VMware Tanzu Kubernetes Grid VMware Telco Cloud Automation

Issue/Introduction

  • Sporadic slow machine creation using TKGm, with an increased number of sessions open and idle, especially exacerbated at scale.
  • This is a known issue in capv 1.05. 

Environment

1.5.2, 1.6.0

Cause

Some of the vSphere VMs can end at the back of the processing queue because of some transient errors (e.g. too many client-side connections).

Resolution

Workaround:

To mitigate the issue ensure that the enable keep-alive session and sync-period to 5 Mins (Default is 10 Mins)
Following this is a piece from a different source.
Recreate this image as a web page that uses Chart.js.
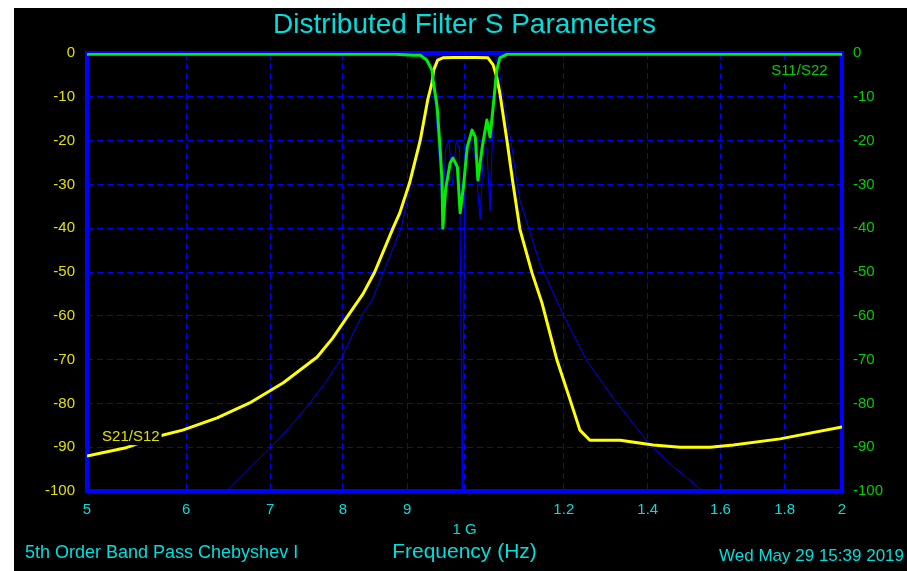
<!DOCTYPE html>
<html>
<head>
<meta charset="utf-8">
<title>Distributed Filter S Parameters</title>
<script src="https://cdn.jsdelivr.net/npm/chart.js@4.4.1/dist/chart.umd.min.js"></script>
<style>
  html, body { margin: 0; padding: 0; background: #fff; }
  #wrap { position: absolute; left: 14px; top: 8px; width: 893px; height: 563px; background: #000; }
</style>
</head>
<body>
<div id="wrap"><canvas id="chart" width="893" height="563"></canvas></div>
<script>
// frequencies in GHz, levels in dB
const S21_FREQ = [0.500, 0.536, 0.572, 0.596, 0.635, 0.674, 0.717, 0.763, 0.785, 0.810, 0.830, 0.848, 0.877, 0.888, 0.904, 0.922, 0.935, 0.942, 0.945, 0.952, 0.961, 0.980, 1.000, 1.020, 1.044, 1.054, 1.061, 1.067, 1.081, 1.093, 1.107, 1.132, 1.153, 1.185, 1.214, 1.236, 1.259, 1.331, 1.414, 1.486, 1.570, 1.638, 1.785, 2.000];
const S21_DB   = [-92.0, -90.2, -87.4, -86.1, -83.3, -79.9, -75.3, -69.4, -65.1, -59.4, -55.0, -50.0, -40.0, -36.5, -29.7, -19.9, -10.5, -6.8, -3.9, -1.6, -1.1, -1.0, -1.0, -1.0, -1.1, -2.7, -5.5, -9.1, -19.9, -29.7, -40.2, -50.2, -57.1, -70.1, -79.2, -86.1, -88.4, -88.4, -89.5, -90.0, -90.0, -89.5, -88.1, -85.4];

const S11_FREQ = [0.500, 0.880, 0.910, 0.922, 0.933, 0.942, 0.944, 0.951, 0.956, 0.9595, 0.961, 0.966, 0.974, 0.979, 0.987, 0.992, 0.998, 1.005, 1.014, 1.020, 1.025, 1.033, 1.042, 1.048, 1.054, 1.061, 1.067, 1.081, 2.000];
const S11_DB   = [-0.3, -0.3, -0.5, -0.5, -1.6, -3.9, -6.2, -12.3, -21.5, -29.0, -40.0, -31.0, -25.1, -24.0, -26.0, -36.5, -30.6, -21.5, -17.6, -19.2, -29.0, -21.5, -15.3, -19.2, -12.3, -3.9, -1.1, -0.3, -0.3];

const IDEAL_S21_FREQ = [0.646, 0.674, 0.700, 0.730, 0.753, 0.777, 0.798, 0.815, 0.830, 0.844, 0.890, 0.906, 0.924, 0.937, 0.945, 0.953, 1.000, 1.058, 1.066, 1.073, 1.089, 1.099, 1.107, 1.149, 1.198, 1.252, 1.314, 1.398, 1.459, 1.541, 1.550];
const IDEAL_S21_DB   = [-100, -94.7, -90.2, -84.5, -79.9, -74.7, -69.6, -64.0, -59.4, -56.4, -40.0, -30.0, -20.0, -10.0, -3.0, -0.3, 0, -0.5, -4.0, -10.0, -20.0, -28.0, -33.6, -48.2, -59.6, -70.3, -78.8, -88.6, -93.8, -99.5, -100];

const IDEAL_S11_FREQ = [0.500, 0.930, 0.940, 0.948, 0.955, 0.960, 0.966, 0.972, 0.978, 0.985, 0.991, 0.996, 1.001, 1.010, 1.020, 1.029, 1.036, 1.042, 1.048, 1.053, 1.058, 1.064, 1.075, 2.000];
const IDEAL_S11_DB   = [0, -0.3, -3, -12, -25, -37, -22, -20, -30, -20, -22, -100, -22, -20, -24, -38, -21, -22, -36, -18, -6, -1, 0, 0];

const X_TICKS = [0.5, 0.6, 0.7, 0.8, 0.9, 1.0, 1.2, 1.4, 1.6, 1.8, 2.0];
const X_TICK_LABELS = ['5', '6', '7', '8', '9', ['', '1 G'], '1.2', '1.4', '1.6', '1.8', '2'];
const Y_TICKS = [0, -10, -20, -30, -40, -50, -60, -70, -80, -90, -100];

const FONT = "'Liberation Sans', Arial, sans-serif";
const CYAN = '#00dede';
const GRID = '#0000ff';

const pts = (xs, ys) => xs.map((x, i) => ({ x, y: ys[i] }));

const overlay = {
  id: 'overlay',
  beforeDatasetsDraw(chart) {
    const { ctx, chartArea: a } = chart;
    ctx.save();
    ctx.setLineDash([]);
    ctx.strokeStyle = '#0000ff';
    ctx.lineWidth = 4;
    ctx.strokeRect(a.left, a.top, a.right - a.left, a.bottom - a.top);
    ctx.restore();
  },
  afterDatasetsDraw(chart) {
    const { ctx, scales } = chart;
    ctx.save();
    ctx.textBaseline = 'middle';
    ctx.textAlign = 'left';
    ctx.font = '15px ' + FONT;
    // inline trace labels
    [['S21/S12', 0.514, -87.7, '#e0e000'], ['S11/S22', 1.756, -4.1, '#00d000']].forEach(([t, f, db, c]) => {
      const x = scales.x.getPixelForValue(f), y = scales.y.getPixelForValue(db);
      const w = ctx.measureText(t).width;
      ctx.fillStyle = '#000';
      ctx.fillRect(x - 2, y - 8, w + 4, 16);
      ctx.fillStyle = c;
      ctx.fillText(t, x, y);
    });
    // footer notes
    ctx.fillStyle = CYAN;
    ctx.font = '18px ' + FONT;
    ctx.fillText('5th Order Band Pass Chebyshev I', 11, 545);
    ctx.textAlign = 'right';
    ctx.font = '17px ' + FONT;
    ctx.fillText('Wed May 29 15:39 2019', 890, 548);
    ctx.restore();
  }
};

new Chart(document.getElementById('chart'), {
  type: 'line',
  data: {
    datasets: [
      { label: 'S11/S22', data: pts(S11_FREQ, S11_DB), borderColor: '#00ee00', borderWidth: 3 },
      { label: 'S21/S12', data: pts(S21_FREQ, S21_DB), borderColor: '#ffff00', borderWidth: 3 },
      { label: 'Ideal S11', data: pts(IDEAL_S11_FREQ, IDEAL_S11_DB), borderColor: '#0000ff', borderWidth: 1 },
      { label: 'Ideal S21', data: pts(IDEAL_S21_FREQ, IDEAL_S21_DB), borderColor: '#0000ff', borderWidth: 1 },
    ],
  },
  options: {
    responsive: false,
    animation: false,
    elements: { point: { radius: 0 }, line: { tension: 0, borderJoinStyle: 'round' } },
    layout: { padding: 0 },
    plugins: {
      legend: { display: false },
      tooltip: { enabled: false },
      title: {
        display: true, fullSize: false,
        text: 'Distributed Filter S Parameters',
        color: CYAN, font: { family: FONT, size: 28, weight: 'normal', lineHeight: 1.2 },
        padding: { top: 0, bottom: 11.4 },
      },
    },
    scales: {
      x: {
        type: 'logarithmic', min: 0.5, max: 2, position: 'bottom',
        afterFit: s => { s.height = 80; },
        afterBuildTicks: s => { s.ticks = X_TICKS.map(v => ({ value: v })); },
        grid: { color: GRID, lineWidth: 1, drawTicks: false },
        border: { display: false, dash: [6, 4] },
        ticks: {
          color: CYAN, padding: 9, autoSkip: false, maxRotation: 0,
          font: { family: FONT, size: 15, lineHeight: 20 / 15 },
          callback: (v, i) => X_TICK_LABELS[i],
        },
        title: {
          display: true, text: 'Frequency (Hz)', color: CYAN,
          font: { family: FONT, size: 21, lineHeight: 1.2 },
          padding: { top: 0, bottom: 6.4 },
        },
      },
      y: {
        min: -100, max: 0, position: 'left',
        afterFit: s => { s.width = 73; },
        afterBuildTicks: s => { s.ticks = Y_TICKS.map(v => ({ value: v })); },
        grid: { color: GRID, lineWidth: 1, drawTicks: false },
        border: { display: false, dash: [6, 4] },
        ticks: { color: '#e0e000', padding: 12, font: { family: FONT, size: 15 } },
      },
      y1: {
        min: -100, max: 0, position: 'right',
        afterFit: s => { s.width = 65; },
        afterBuildTicks: s => { s.ticks = Y_TICKS.map(v => ({ value: v })); },
        grid: { display: false, drawTicks: false },
        border: { display: false },
        ticks: { color: '#00d000', padding: 11, font: { family: FONT, size: 15 } },
      },
    },
  },
  plugins: [overlay],
});
</script>
</body>
</html>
  • Switch to the management cluster context
    kubectl config get-contexts
    kubectl config use-context CONTEXT_NAME
  • Find and edit the capv controller manager deployment: 
    kubectl edit deployment –n capv-system capv-controller-manager
  • Add the following flags 

    spec: 
    containers: 
    - args: 

    …. 

    - –-sync-period=5m0s 
    - --enable-keep-alive

    Example:
    Please edit the object below. Lines beginning with a
    "#' will be ignored
    # and an empty file will abort the edit. If an error occurs while saving this file will be
    # reopened with the relevant failures.
    #
    apiVersion: vl
    kind: Pod
    metadata:
      creationTimestamp:"2023-04-27T09:13:18Z"
      generateName:capv-controller-manager-####-
      labels:
        cluster.x-k8s.io/provider: infrastructure-vsphere
        control-plane: controller-manager
        pod-template-hash: ####
      name: capv-controller-manager-####-slngk
      namespace: capv-system
      ownerReferences:
      - apiVersion: apps/v1
        blockOwnerDeletion: true
        controller: true
        kind: ReplicaSet
        name: capy-controller-manager-####
        uid: ########-####-####-####-############
      resourceVersion:"374526282"
      uid:########-####-####-####-############
    spec:
      containers:
      - args:
        - --enable/leader-election
        - --metrics-addr=0.0.0.0:8080
        - --enable-keep-alive
        - --sync-period=5m0s 
        - --logtostderr
        - --V=4
      env:
      - name: HTTP PROXY
      - name: HTTPS PROXY
      - name: NO PROXY
      image: projects.registry.vmware.com/tkg/cluster-api/cluster-api-vsphere-controller:v1.0.3_vmware.1
      imagePullPolicy: IfNotPresent
      livenessProbe:
        failureThreshold: 3
  • Save and exit, which should cause the CAPV manager pod to be redeployed.

Additional Information

  • This change is NOT persistent and will be overridden during the next management cluster upgrade.
  • This should ensure a more frequent overall sync by CAPV.